Comando vai definir dia da ação
O comandante da 8ª Companhia Independe da PM, Marcos Santiago, informou na manhã desta terça (3) que espera apenas pela definição da data da reintegração pelo comando da corporação. Ele esclareceu que o processo só ocorrerá depois da reunião da GGI com a Prefeitura de Iranduba. “O Comando Geral pediu prorrogação, mas é muito provável que seja essa semana. A reintegração deveria ter sido realizada dentro do período estabelecido, mas a partir do momento que as pessoas da invasão ficam sabendo da liminar começam a deixar o terreno espontaneamente e o número de ocupantes diminui”, disse.
As lideranças realizaram uma reunião geral às 7h20, no centro da ocupação, logo após ouvirem no rádio que a reintegração havia sido cancelada. A estratégia para convocar todos os ocupantes que estavam dispersos no terreno foi usar fogos de artifício como aviso. Apenas os “guerreiros” permaneceram nas entradas da invasão enquanto os ocupantes discutiam como vão permanecer na área caso a polícia cumpra a determinação da Justiça.

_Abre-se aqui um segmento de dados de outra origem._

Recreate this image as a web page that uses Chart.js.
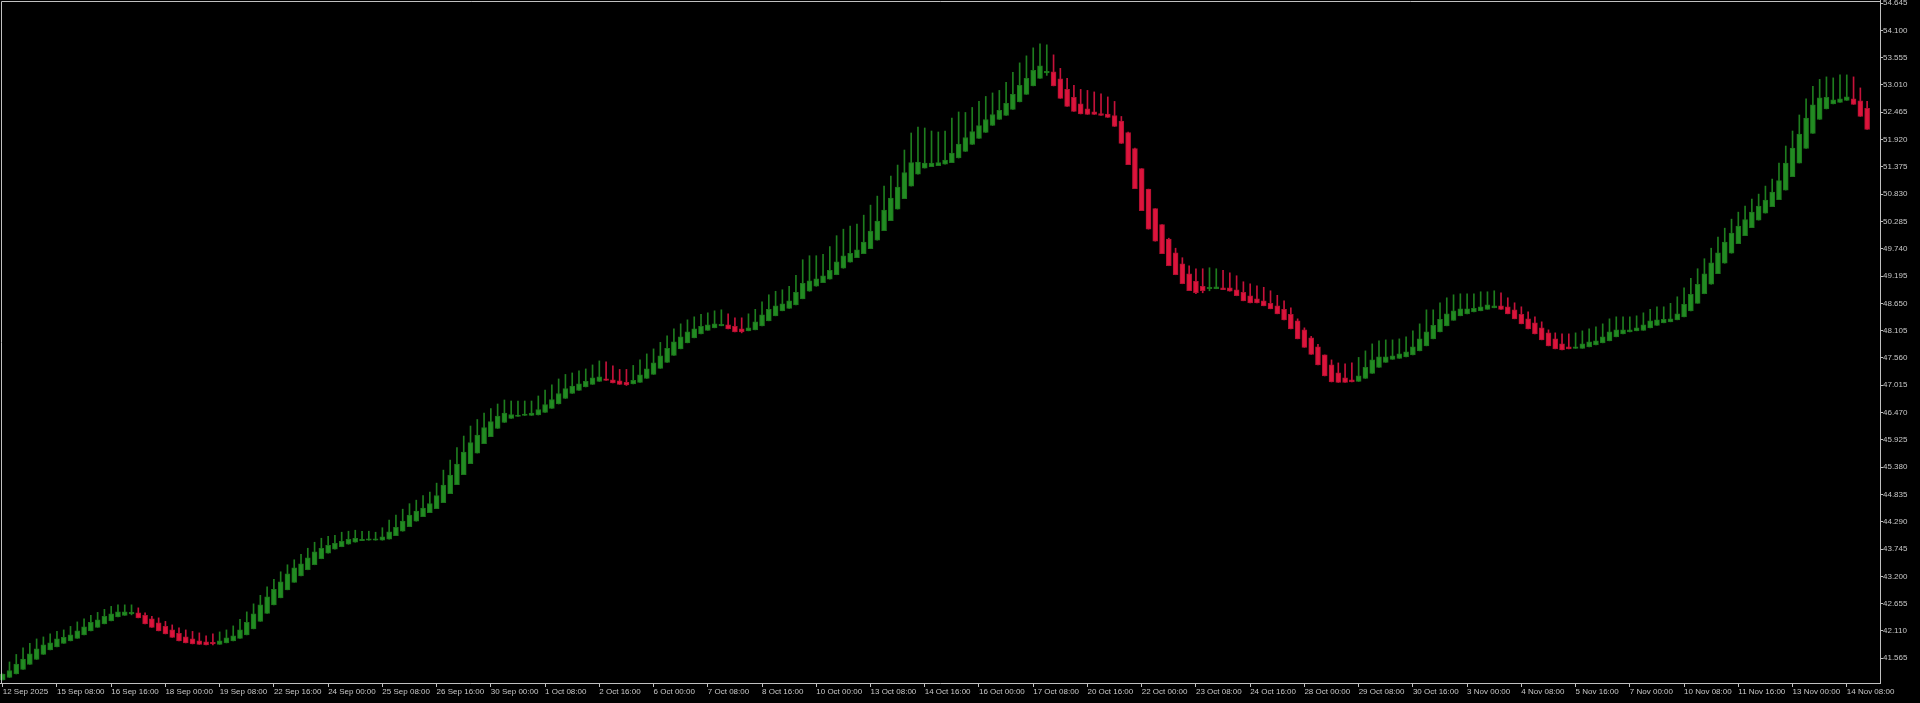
<!DOCTYPE html>
<html>
<head>
<meta charset="utf-8">
<script src="https://cdn.jsdelivr.net/npm/chart.js@4.4.1/dist/chart.umd.min.js"></script>
<style>
html,body{margin:0;padding:0;background:#000;overflow:hidden}
canvas{display:block}
</style>
</head>
<body>
<canvas id="c" width="1920" height="703"></canvas>
<script>
// ---- tick labels ----
const xTickLabels = ['12 Sep 2025','15 Sep 08:00','16 Sep 16:00','18 Sep 00:00','19 Sep 08:00','22 Sep 16:00','24 Sep 00:00','25 Sep 08:00','26 Sep 16:00','30 Sep 00:00','1 Oct 08:00','2 Oct 16:00','6 Oct 00:00','7 Oct 08:00','8 Oct 16:00','10 Oct 00:00','13 Oct 08:00','14 Oct 16:00','16 Oct 00:00','17 Oct 08:00','20 Oct 16:00','22 Oct 00:00','23 Oct 08:00','24 Oct 16:00','28 Oct 00:00','29 Oct 08:00','30 Oct 16:00','3 Nov 00:00','4 Nov 08:00','5 Nov 16:00','7 Nov 00:00','10 Nov 08:00','11 Nov 16:00','13 Nov 00:00','14 Nov 08:00'];
const barsPerXTick = 8;
const yTickValues = [41.565,42.110,42.655,43.200,43.745,44.290,44.835,45.380,45.925,46.470,47.015,47.560,48.105,48.650,49.195,49.740,50.285,50.830,51.375,51.920,52.465,53.010,53.555,54.100,54.645];

// ---- candle series (H4 bars, one per index) ----
const opens = [41.13,41.18,41.25,41.34,41.44,41.54,41.64,41.73,41.79,41.86,41.91,41.96,42.03,42.11,42.18,42.25,42.31,42.39,42.42,42.45,
42.47,42.42,42.35,42.27,42.20,42.13,42.06,41.99,41.95,41.91,41.89,41.87,41.84,41.87,41.91,41.96,42.03,42.15,42.30,42.46,
42.63,42.77,42.93,43.08,43.21,43.33,43.43,43.55,43.66,43.74,43.79,43.84,43.88,43.91,43.92,43.92,43.92,43.94,44.01,44.10,
44.19,44.30,44.39,44.47,44.55,44.67,44.85,45.03,45.23,45.45,45.66,45.85,45.99,46.15,46.27,46.35,46.39,46.41,46.41,46.42,
46.47,46.55,46.64,46.75,46.85,46.91,46.98,47.03,47.09,47.14,47.12,47.10,47.07,47.04,47.07,47.15,47.23,47.35,47.47,47.61,
47.74,47.86,47.96,48.04,48.11,48.16,48.20,48.22,48.19,48.14,48.10,48.12,48.20,48.30,48.40,48.50,48.55,48.62,48.74,48.89,
48.99,49.06,49.13,49.22,49.35,49.47,49.56,49.64,49.74,49.91,50.10,50.30,50.53,50.74,50.99,51.23,51.35,51.38,51.40,51.43,
51.46,51.55,51.68,51.82,51.94,52.06,52.20,52.32,52.40,52.52,52.67,52.82,52.99,53.14,53.25,53.27,53.13,52.92,52.76,52.63,
52.53,52.47,52.44,52.43,52.40,52.29,52.06,51.74,51.34,50.93,50.54,50.22,49.93,49.66,49.44,49.24,49.09,48.99,48.94,48.94,
48.96,48.96,48.92,48.87,48.80,48.74,48.70,48.65,48.60,48.53,48.43,48.30,48.12,47.96,47.78,47.62,47.42,47.26,47.16,47.12,
47.09,47.15,47.25,47.37,47.47,47.53,47.55,47.58,47.62,47.70,47.80,47.94,48.08,48.20,48.31,48.40,48.44,48.48,48.50,48.53,
48.56,48.60,48.58,48.52,48.43,48.34,48.26,48.16,48.06,47.94,47.84,47.78,47.75,47.75,47.78,47.82,47.86,47.90,47.98,48.04,
48.08,48.10,48.11,48.16,48.21,48.26,48.28,48.32,48.38,48.50,48.65,48.84,49.03,49.24,49.45,49.65,49.84,50.00,50.16,50.31,
50.45,50.58,50.72,50.91,51.18,51.45,51.74,52.04,52.32,52.53,52.63,52.66,52.70,52.73,52.69,52.54];
const highs = [41.25,41.49,41.64,41.77,41.86,41.95,41.99,42.05,42.10,42.13,42.20,42.29,42.35,42.42,42.48,42.54,42.60,42.63,42.63,42.63,
42.57,42.47,42.40,42.37,42.30,42.23,42.17,42.13,42.10,42.07,42.01,42.05,42.09,42.13,42.21,42.34,42.49,42.65,42.82,42.99,
43.14,43.29,43.43,43.53,43.64,43.76,43.88,43.96,44.00,44.02,44.08,44.10,44.12,44.10,44.10,44.08,44.17,44.32,44.42,44.54,
44.65,44.72,44.81,44.88,45.06,45.32,45.52,45.77,46.00,46.20,46.33,46.46,46.55,46.64,46.72,46.70,46.70,46.70,46.70,46.80,
46.92,47.02,47.14,47.23,47.26,47.30,47.34,47.42,47.50,47.48,47.40,47.33,47.33,47.41,47.52,47.64,47.74,47.87,48.00,48.14,
48.24,48.32,48.38,48.43,48.46,48.50,48.52,48.44,48.36,48.36,48.44,48.53,48.68,48.82,48.89,48.92,48.99,49.21,49.52,49.60,
49.60,49.63,49.78,50.00,50.13,50.19,50.23,50.41,50.61,50.79,50.99,51.19,51.41,51.71,52.05,52.17,52.15,52.09,52.07,52.09,
52.35,52.47,52.46,52.56,52.68,52.78,52.85,52.90,53.06,53.26,53.45,53.59,53.75,53.83,53.81,53.61,53.34,53.14,53.00,52.92,
52.90,52.87,52.83,52.77,52.68,52.38,52.07,51.75,51.34,50.93,50.54,50.22,49.95,49.75,49.56,49.40,49.34,49.34,49.36,49.34,
49.31,49.26,49.20,49.08,49.04,49.00,48.97,48.90,48.81,48.70,48.56,48.34,48.16,47.99,47.83,47.62,47.52,47.46,47.44,47.46,
47.57,47.70,47.84,47.90,47.92,47.92,47.94,47.98,48.10,48.24,48.52,48.52,48.66,48.76,48.82,48.84,48.84,48.84,48.88,48.88,
48.90,48.86,48.76,48.66,48.58,48.48,48.38,48.28,48.12,48.06,48.04,48.04,48.06,48.10,48.14,48.18,48.24,48.34,48.38,48.38,
48.38,48.40,48.46,48.53,48.58,48.58,48.65,48.78,48.96,49.15,49.34,49.54,49.75,49.97,50.15,50.33,50.47,50.59,50.73,50.83,
50.99,51.13,51.45,51.79,52.09,52.41,52.73,52.98,53.12,53.17,53.15,53.21,53.21,53.17,52.95,52.68];
const lows = [41.13,41.18,41.25,41.34,41.44,41.54,41.64,41.73,41.79,41.86,41.91,41.96,42.03,42.11,42.18,42.25,42.31,42.39,42.42,42.43,
42.37,42.25,42.18,42.11,42.05,41.98,41.91,41.87,41.85,41.84,41.83,41.83,41.84,41.87,41.91,41.96,42.03,42.15,42.30,42.46,
42.63,42.77,42.93,43.08,43.21,43.33,43.43,43.55,43.66,43.74,43.79,43.84,43.88,43.91,43.92,43.92,43.92,43.94,44.01,44.10,
44.19,44.30,44.39,44.47,44.55,44.67,44.85,45.03,45.23,45.45,45.66,45.85,45.99,46.15,46.27,46.35,46.39,46.41,46.41,46.42,
46.47,46.55,46.64,46.75,46.85,46.91,46.98,47.03,47.09,47.11,47.06,47.03,47.01,47.04,47.07,47.15,47.23,47.35,47.47,47.61,
47.74,47.86,47.96,48.04,48.11,48.16,48.20,48.14,48.08,48.06,48.10,48.12,48.20,48.30,48.40,48.50,48.55,48.62,48.74,48.89,
48.99,49.06,49.13,49.22,49.35,49.47,49.56,49.64,49.74,49.91,50.10,50.30,50.53,50.74,50.99,51.23,51.35,51.38,51.40,51.43,
51.46,51.55,51.68,51.82,51.94,52.06,52.20,52.32,52.40,52.52,52.67,52.82,52.99,53.14,53.20,52.99,52.74,52.58,52.48,52.43,
52.42,52.42,52.40,52.36,52.18,51.84,51.42,50.94,50.50,50.13,49.89,49.64,49.40,49.22,49.04,48.90,48.84,48.86,48.90,48.94,
48.92,48.89,48.80,48.70,48.66,48.66,48.60,48.54,48.44,48.32,48.14,47.94,47.77,47.63,47.42,47.20,47.08,47.07,47.07,47.08,
47.09,47.15,47.25,47.37,47.47,47.53,47.55,47.58,47.62,47.70,47.80,47.94,48.08,48.20,48.31,48.40,48.44,48.48,48.50,48.53,
48.56,48.53,48.44,48.34,48.24,48.14,48.04,47.92,47.80,47.74,47.72,47.74,47.75,47.75,47.78,47.82,47.86,47.90,47.98,48.04,
48.08,48.10,48.11,48.16,48.21,48.26,48.28,48.32,48.38,48.50,48.65,48.84,49.03,49.24,49.45,49.65,49.84,50.00,50.16,50.31,
50.45,50.58,50.72,50.91,51.18,51.45,51.74,52.04,52.32,52.53,52.63,52.66,52.70,52.62,52.38,52.12];
const closes = [41.25,41.32,41.45,41.55,41.65,41.75,41.83,41.87,41.95,41.98,42.03,42.11,42.19,42.28,42.33,42.40,42.45,42.49,42.49,42.47,
42.37,42.25,42.18,42.11,42.05,41.98,41.91,41.87,41.85,41.84,41.83,41.85,41.91,41.97,42.01,42.13,42.28,42.45,42.63,42.79,
42.94,43.09,43.25,43.37,43.45,43.57,43.69,43.76,43.82,43.86,43.90,43.94,43.96,43.94,43.94,43.94,43.99,44.09,44.18,44.30,
44.42,44.50,44.56,44.65,44.81,45.02,45.22,45.44,45.68,45.87,46.02,46.17,46.29,46.40,46.46,46.43,46.42,46.43,46.46,46.53,
46.63,46.73,46.85,46.95,47.00,47.04,47.09,47.16,47.18,47.11,47.06,47.03,47.02,47.11,47.22,47.34,47.46,47.60,47.75,47.88,
47.98,48.08,48.14,48.19,48.22,48.24,48.22,48.14,48.08,48.08,48.16,48.28,48.42,48.53,48.60,48.64,48.70,48.87,49.05,49.10,
49.14,49.20,49.31,49.48,49.60,49.65,49.72,49.87,50.09,50.29,50.51,50.75,50.97,51.26,51.46,51.47,51.45,51.45,51.46,51.51,
51.65,51.83,51.96,52.08,52.20,52.32,52.42,52.50,52.64,52.82,53.00,53.14,53.30,53.39,53.27,52.99,52.74,52.58,52.48,52.43,
52.42,52.42,52.40,52.36,52.18,51.84,51.42,50.94,50.50,50.13,49.89,49.64,49.40,49.22,49.04,48.90,48.86,48.90,48.96,48.98,
48.92,48.89,48.80,48.70,48.66,48.66,48.60,48.54,48.44,48.32,48.14,47.94,47.77,47.63,47.42,47.20,47.08,47.07,47.07,47.08,
47.20,47.37,47.52,47.58,47.58,47.60,47.64,47.68,47.78,47.94,48.08,48.21,48.33,48.44,48.50,48.54,48.54,48.55,48.58,48.62,
48.60,48.53,48.44,48.34,48.24,48.14,48.04,47.92,47.80,47.74,47.72,47.74,47.78,47.84,47.88,47.90,47.98,48.08,48.12,48.12,
48.12,48.16,48.22,48.30,48.32,48.33,48.34,48.44,48.63,48.83,49.03,49.24,49.46,49.66,49.87,50.05,50.19,50.32,50.47,50.59,
50.71,50.87,51.10,51.45,51.75,52.03,52.35,52.61,52.75,52.76,52.71,52.73,52.77,52.62,52.38,52.12];

// ---- styling ----
const BULL = '#228b22', BULL_EDGE = '#1b731b', BEAR = '#dc143c', BEAR_EDGE = '#b01030';
const WICK_BULL = '#1e7d1e', WICK_BEAR = '#c4123a';
const AXIS = '#c0c0c0', TEXT = '#c8c8c8';
const FONT = {family: "'Liberation Sans', Arial, sans-serif", size: 8};

const idx = opens.map((_, i) => i);
const up = idx.map(i => closes[i] >= opens[i]);

const framePlugin = {
  id: 'frame',
  afterDraw(chart) {
    const {ctx, chartArea: a} = chart;
    ctx.save();
    ctx.strokeStyle = AXIS;
    ctx.lineWidth = 1;
    ctx.beginPath();
    ctx.moveTo(a.left + 1.5, a.bottom);
    ctx.lineTo(a.left + 1.5, a.top + 1.5);
    ctx.lineTo(a.right, a.top + 1.5);
    ctx.stroke();
    ctx.restore();
  }
};

new Chart(document.getElementById('c'), {
  type: 'bar',
  data: {
    datasets: [
      {
        label: 'body',
        data: idx.map(i => ({x: i, y: [opens[i], closes[i]]})),
        backgroundColor: up.map(u => u ? BULL : BEAR),
        borderColor: up.map(u => u ? BULL_EDGE : BEAR_EDGE),
        borderWidth: 1,
        borderSkipped: false,
        barThickness: 5,
        minBarLength: 1.5,
        grouped: false
      },
      {
        label: 'wick',
        data: idx.map(i => ({x: i, y: [lows[i], highs[i]]})),
        backgroundColor: up.map(u => u ? WICK_BULL : WICK_BEAR),
        borderWidth: 0,
        barThickness: 1,
        grouped: false
      }
    ]
  },
  options: {
    responsive: false,
    animation: false,
    devicePixelRatio: 1,
    layout: {padding: 0, autoPadding: false},
    plugins: {legend: {display: false}, tooltip: {enabled: false}},
    scales: {
      x: {
        type: 'linear',
        position: 'bottom',
        min: -0.4,
        max: 276.9,
        offset: false,
        afterFit(s) { s.height = 20; s.paddingLeft = 0; s.paddingRight = 0; },
        afterBuildTicks(s) { s.ticks = xTickLabels.map((_, k) => ({value: k * barsPerXTick})); },
        ticks: {
          autoSkip: false, maxRotation: 0, minRotation: 0, align: 'start', padding: 0,
          color: TEXT, font: FONT,
          callback: (v, i) => xTickLabels[i]
        },
        grid: {drawOnChartArea: false, drawTicks: true, tickLength: 4, color: AXIS, offset: false},
        border: {display: true, color: AXIS, width: 1}
      },
      y: {
        type: 'linear',
        position: 'right',
        min: 41.07,
        max: 54.705,
        afterFit(s) { s.width = 40; s.paddingTop = 0; s.paddingBottom = 0; },
        afterBuildTicks(s) { s.ticks = yTickValues.map(v => ({value: v})); },
        ticks: {
          autoSkip: false, padding: 0, color: TEXT, font: FONT,
          callback: v => Number(v).toFixed(3)
        },
        grid: {drawOnChartArea: false, drawTicks: true, tickLength: 3, color: AXIS},
        border: {display: true, color: AXIS, width: 1}
      }
    }
  },
  plugins: [framePlugin]
});
</script>
</body>
</html>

De acordo com cálculos da polícia, 22 mil é o número atual de pessoas na invasão. Os barracos se amontoam em direção ao interior do terreno. Anteriormente, os invasores mantinham espaços entre os barracos, mas com a chegada de mais pessoas o movimento desordenado de construções agravou a situação do local. Apenas índios ocupavam área inicialmente e permitiram que milhares de outras pessoas entrassem por dois motivos: ampliar a invasão e dificultar uma reintegração.